* [What you are asked to do]: Extract every record, exactly as written, and ignore the pictures.

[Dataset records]
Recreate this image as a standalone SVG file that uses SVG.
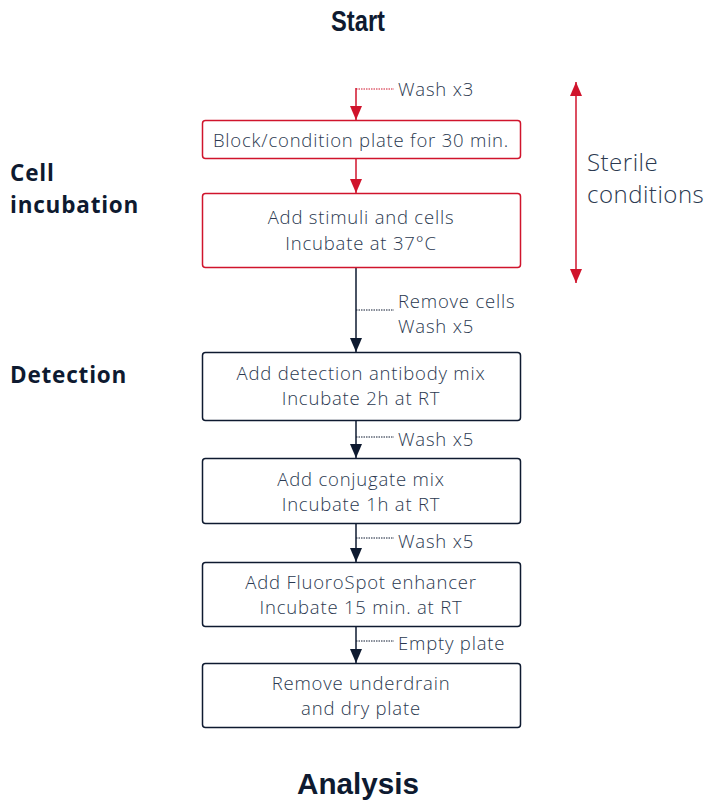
<svg xmlns="http://www.w3.org/2000/svg" width="710" height="801" viewBox="0 0 710 801">
<defs>
<marker id="ar" viewBox="0 0 14 12" refX="14" refY="6" markerWidth="14" markerHeight="12" markerUnits="userSpaceOnUse" orient="auto"><path d="M0,0 L14,6 L0,12 z" fill="#d0142c"/></marker>
<marker id="ad" viewBox="0 0 14 12" refX="14" refY="6" markerWidth="14" markerHeight="12" markerUnits="userSpaceOnUse" orient="auto"><path d="M0,0 L14,6 L0,12 z" fill="#0e1a30"/></marker>
<marker id="ar2" viewBox="0 0 14 12" refX="14" refY="6" markerWidth="14" markerHeight="12" markerUnits="userSpaceOnUse" orient="auto-start-reverse"><path d="M0,0 L14,6 L0,12 z" fill="#d0142c"/></marker>
</defs>
<style>
.title{font-family:"Liberation Sans",Arial,sans-serif;font-weight:bold;font-size:29px;fill:#0e1a30;text-anchor:middle}
.sec{font-family:"Open Sans","Noto Sans",sans-serif;font-weight:bold;font-size:22.5px;letter-spacing:0.8px;fill:#0e1a30}
.box{font-family:"Open Sans","Noto Sans",sans-serif;font-weight:300;font-size:18.5px;letter-spacing:0.8px;fill:#2b3950;text-anchor:middle}
.lbl{font-family:"Open Sans","Noto Sans",sans-serif;font-weight:300;font-size:18.5px;letter-spacing:0.8px;fill:#2b3950}
.ster{font-family:"Open Sans","Noto Sans",sans-serif;font-weight:300;font-size:24px;letter-spacing:0.5px;fill:#2b3950}
.rb{fill:#fff;stroke:#d0142c;stroke-width:1.5}
.db{fill:#fff;stroke:#0e1a30;stroke-width:1.5}
.rl{stroke:#d0142c;stroke-width:1.5;fill:none}
.dl{stroke:#0e1a30;stroke-width:1.5;fill:none}
.rdot{stroke:#d0142c;stroke-width:1;stroke-dasharray:1.5 1;fill:none}
.ddot{stroke:#0e1a30;stroke-width:1;stroke-dasharray:1.5 1;fill:none}
</style>
<rect width="710" height="801" fill="#fff"/>
<g id="start"><text class="title" x="358" y="31" textLength="54" lengthAdjust="spacingAndGlyphs">Start</text></g>
<g id="analysis"><text class="title" x="358" y="794" textLength="122" lengthAdjust="spacingAndGlyphs">Analysis</text></g>
<g id="sec-cell"><text class="sec" x="10" y="181">Cell</text><text class="sec" x="10" y="213">incubation</text></g>
<g id="sec-det"><text class="sec" x="10" y="383">Detection</text></g>
<g id="connectors">
<path class="rl" d="M356,88 V120" marker-end="url(#ar)"/>
<path class="rdot" d="M356,89 H394"/>
<path class="rl" d="M356,159 V193" marker-end="url(#ar)"/>
<path class="dl" d="M356,268 V352" marker-end="url(#ad)"/>
<path class="ddot" d="M356,310 H394"/>
<path class="dl" d="M356,421 V458" marker-end="url(#ad)"/>
<path class="ddot" d="M356,437 H394"/>
<path class="dl" d="M356,523 V562" marker-end="url(#ad)"/>
<path class="ddot" d="M356,538 H394"/>
<path class="dl" d="M356,626 V663" marker-end="url(#ad)"/>
<path class="ddot" d="M356,641 H394"/>
<path class="rl" d="M576,82 V283" marker-start="url(#ar2)" marker-end="url(#ar2)"/>
</g>
<g id="lbl-wash3"><text class="lbl" x="398" y="96">Wash x3</text></g>
<g id="lbl-remove"><text class="lbl" x="398" y="308">Remove cells</text><text class="lbl" x="398" y="333">Wash x5</text></g>
<g id="lbl-wash5a"><text class="lbl" x="398" y="446">Wash x5</text></g>
<g id="lbl-wash5b"><text class="lbl" x="398" y="548">Wash x5</text></g>
<g id="lbl-empty"><text class="lbl" x="398" y="650">Empty plate</text></g>
<g id="sterile"><text class="ster" x="587" y="171">Sterile</text><text class="ster" x="587" y="203">conditions</text></g>
<g id="n1"><rect class="rb" x="202.5" y="120.5" width="318" height="38" rx="3"/><text class="box" x="361" y="147">Block/condition plate for 30 min.</text></g>
<g id="n2"><rect class="rb" x="202.5" y="193.5" width="318" height="74" rx="3"/><text class="box" x="361" y="224">Add stimuli and cells</text><text class="box" x="361" y="250">Incubate at 37°C</text></g>
<g id="n3"><rect class="db" x="202.5" y="352.5" width="318" height="68" rx="3"/><text class="box" x="361" y="380">Add detection antibody mix</text><text class="box" x="361" y="405">Incubate 2h at RT</text></g>
<g id="n4"><rect class="db" x="202.5" y="458.5" width="318" height="65" rx="3"/><text class="box" x="361" y="486">Add conjugate mix</text><text class="box" x="361" y="511">Incubate 1h at RT</text></g>
<g id="n5"><rect class="db" x="202.5" y="562.5" width="318" height="64" rx="3"/><text class="box" x="361" y="589">Add FluoroSpot enhancer</text><text class="box" x="361" y="614">Incubate 15 min. at RT</text></g>
<g id="n6"><rect class="db" x="202.5" y="663.5" width="318" height="64" rx="3"/><text class="box" x="361" y="690">Remove underdrain</text><text class="box" x="361" y="715">and dry plate</text></g>
</svg>
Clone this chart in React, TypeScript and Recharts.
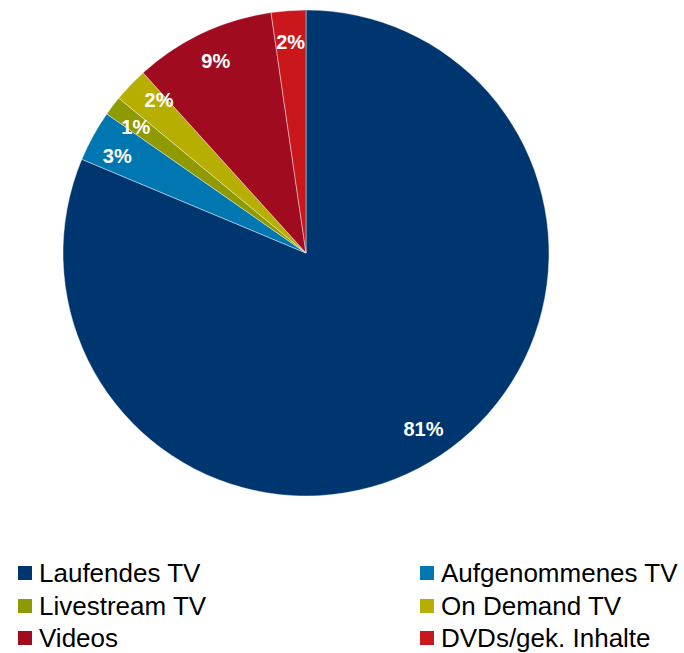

* [Worked answer]:
Recreate this image as a standalone SVG file that uses SVG.
<svg xmlns="http://www.w3.org/2000/svg" width="710" height="801" viewBox="0 0 710 801">
<defs>
<marker id="ar" viewBox="0 0 14 12" refX="14" refY="6" markerWidth="14" markerHeight="12" markerUnits="userSpaceOnUse" orient="auto"><path d="M0,0 L14,6 L0,12 z" fill="#d0142c"/></marker>
<marker id="ad" viewBox="0 0 14 12" refX="14" refY="6" markerWidth="14" markerHeight="12" markerUnits="userSpaceOnUse" orient="auto"><path d="M0,0 L14,6 L0,12 z" fill="#0e1a30"/></marker>
<marker id="ar2" viewBox="0 0 14 12" refX="14" refY="6" markerWidth="14" markerHeight="12" markerUnits="userSpaceOnUse" orient="auto-start-reverse"><path d="M0,0 L14,6 L0,12 z" fill="#d0142c"/></marker>
</defs>
<style>
.title{font-family:"Liberation Sans",Arial,sans-serif;font-weight:bold;font-size:29px;fill:#0e1a30;text-anchor:middle}
.sec{font-family:"Open Sans","Noto Sans",sans-serif;font-weight:bold;font-size:22.5px;letter-spacing:0.8px;fill:#0e1a30}
.box{font-family:"Open Sans","Noto Sans",sans-serif;font-weight:300;font-size:18.5px;letter-spacing:0.8px;fill:#2b3950;text-anchor:middle}
.lbl{font-family:"Open Sans","Noto Sans",sans-serif;font-weight:300;font-size:18.5px;letter-spacing:0.8px;fill:#2b3950}
.ster{font-family:"Open Sans","Noto Sans",sans-serif;font-weight:300;font-size:24px;letter-spacing:0.5px;fill:#2b3950}
.rb{fill:#fff;stroke:#d0142c;stroke-width:1.5}
.db{fill:#fff;stroke:#0e1a30;stroke-width:1.5}
.rl{stroke:#d0142c;stroke-width:1.5;fill:none}
.dl{stroke:#0e1a30;stroke-width:1.5;fill:none}
.rdot{stroke:#d0142c;stroke-width:1;stroke-dasharray:1.5 1;fill:none}
.ddot{stroke:#0e1a30;stroke-width:1;stroke-dasharray:1.5 1;fill:none}
</style>
<rect width="710" height="801" fill="#fff"/>
<g id="start"><text class="title" x="358" y="31" textLength="54" lengthAdjust="spacingAndGlyphs">Start</text></g>
<g id="analysis"><text class="title" x="358" y="794" textLength="122" lengthAdjust="spacingAndGlyphs">Analysis</text></g>
<g id="sec-cell"><text class="sec" x="10" y="181">Cell</text><text class="sec" x="10" y="213">incubation</text></g>
<g id="sec-det"><text class="sec" x="10" y="383">Detection</text></g>
<g id="connectors">
<path class="rl" d="M356,88 V120" marker-end="url(#ar)"/>
<path class="rdot" d="M356,89 H394"/>
<path class="rl" d="M356,159 V193" marker-end="url(#ar)"/>
<path class="dl" d="M356,268 V352" marker-end="url(#ad)"/>
<path class="ddot" d="M356,310 H394"/>
<path class="dl" d="M356,421 V458" marker-end="url(#ad)"/>
<path class="ddot" d="M356,437 H394"/>
<path class="dl" d="M356,523 V562" marker-end="url(#ad)"/>
<path class="ddot" d="M356,538 H394"/>
<path class="dl" d="M356,626 V663" marker-end="url(#ad)"/>
<path class="ddot" d="M356,641 H394"/>
<path class="rl" d="M576,82 V283" marker-start="url(#ar2)" marker-end="url(#ar2)"/>
</g>
<g id="lbl-wash3"><text class="lbl" x="398" y="96">Wash x3</text></g>
<g id="lbl-remove"><text class="lbl" x="398" y="308">Remove cells</text><text class="lbl" x="398" y="333">Wash x5</text></g>
<g id="lbl-wash5a"><text class="lbl" x="398" y="446">Wash x5</text></g>
<g id="lbl-wash5b"><text class="lbl" x="398" y="548">Wash x5</text></g>
<g id="lbl-empty"><text class="lbl" x="398" y="650">Empty plate</text></g>
<g id="sterile"><text class="ster" x="587" y="171">Sterile</text><text class="ster" x="587" y="203">conditions</text></g>
<g id="n1"><rect class="rb" x="202.5" y="120.5" width="318" height="38" rx="3"/><text class="box" x="361" y="147">Block/condition plate for 30 min.</text></g>
<g id="n2"><rect class="rb" x="202.5" y="193.5" width="318" height="74" rx="3"/><text class="box" x="361" y="224">Add stimuli and cells</text><text class="box" x="361" y="250">Incubate at 37°C</text></g>
<g id="n3"><rect class="db" x="202.5" y="352.5" width="318" height="68" rx="3"/><text class="box" x="361" y="380">Add detection antibody mix</text><text class="box" x="361" y="405">Incubate 2h at RT</text></g>
<g id="n4"><rect class="db" x="202.5" y="458.5" width="318" height="65" rx="3"/><text class="box" x="361" y="486">Add conjugate mix</text><text class="box" x="361" y="511">Incubate 1h at RT</text></g>
<g id="n5"><rect class="db" x="202.5" y="562.5" width="318" height="64" rx="3"/><text class="box" x="361" y="589">Add FluoroSpot enhancer</text><text class="box" x="361" y="614">Incubate 15 min. at RT</text></g>
<g id="n6"><rect class="db" x="202.5" y="663.5" width="318" height="64" rx="3"/><text class="box" x="361" y="690">Remove underdrain</text><text class="box" x="361" y="715">and dry plate</text></g>
</svg>
Clone this chart in React, TypeScript and Recharts.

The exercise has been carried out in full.